On May 5, 1962, Shepard repeated Gagarin's accomplishment, becoming the first American in space. On May 25, Kennedy gave a speech to Congress asking the country to commit itself "to achieving the goal, before this decade is out, of landing a man on the Moon and returning him safely to the Earth." Already, Kennedy's ideological argument was taking the soaring tinge so familiar in his subsequent discussions of space. "If we are to win the battle that is now going on around the world between freedom and tyranny," he argued,
the dramatic achievements in space which occurred in recent weeks should have made clear to us all, as did the Sputnik in 1957, the impact of this adventure on the minds of men everywhere, who are attempting to make a determination of which road they should take .... Now it is time to take longer strides -- time for a great new American enterprise -- time for this nation to take a clearly leading role in space achievement, which in many ways may hold the key to our future on earth.

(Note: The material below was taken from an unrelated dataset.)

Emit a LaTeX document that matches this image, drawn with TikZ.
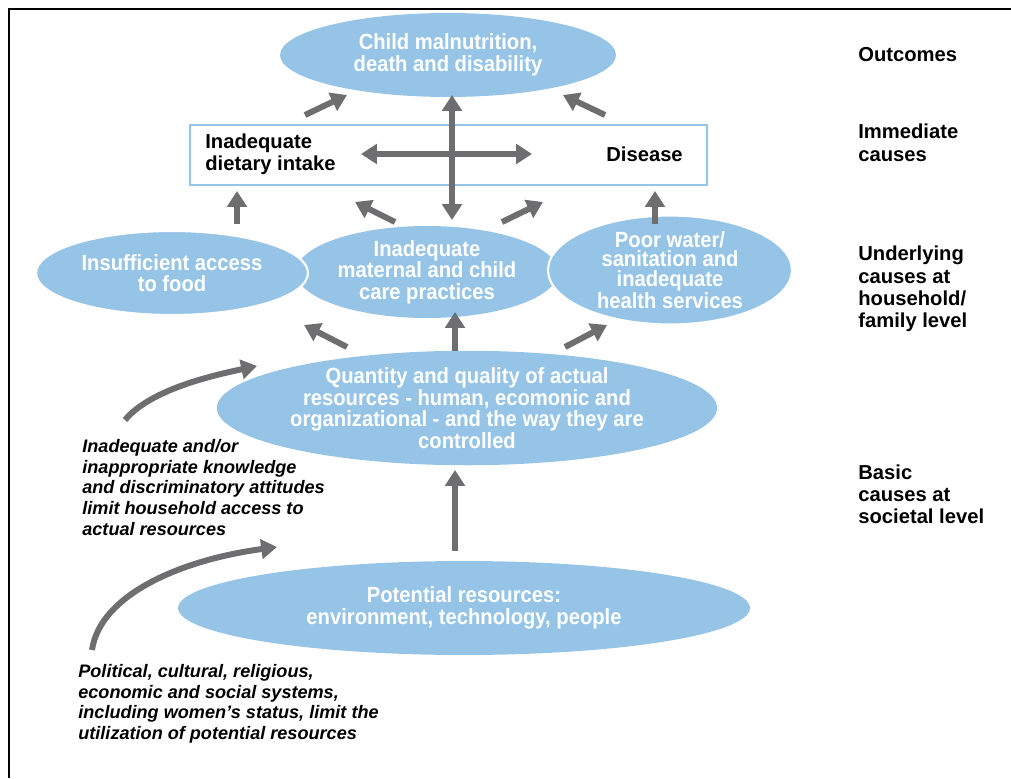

From expediency to enterprise. From steps to strides. From earth's muddy present to its gleaming future. That might complicate the story of aspiration and exploration that we've come to associate with Kennedy and with Earth's earliest forays into space. It might emphasize the way the dullest features of humanity -- competition, vindication, pride -- helped propel human soles to the lunar surface. Then again, it doesn't change the impact of the all-too-earthly decisions made those fifty years ago. We chose, either way, to go to the moon. Not because it was easy, but because it was hard.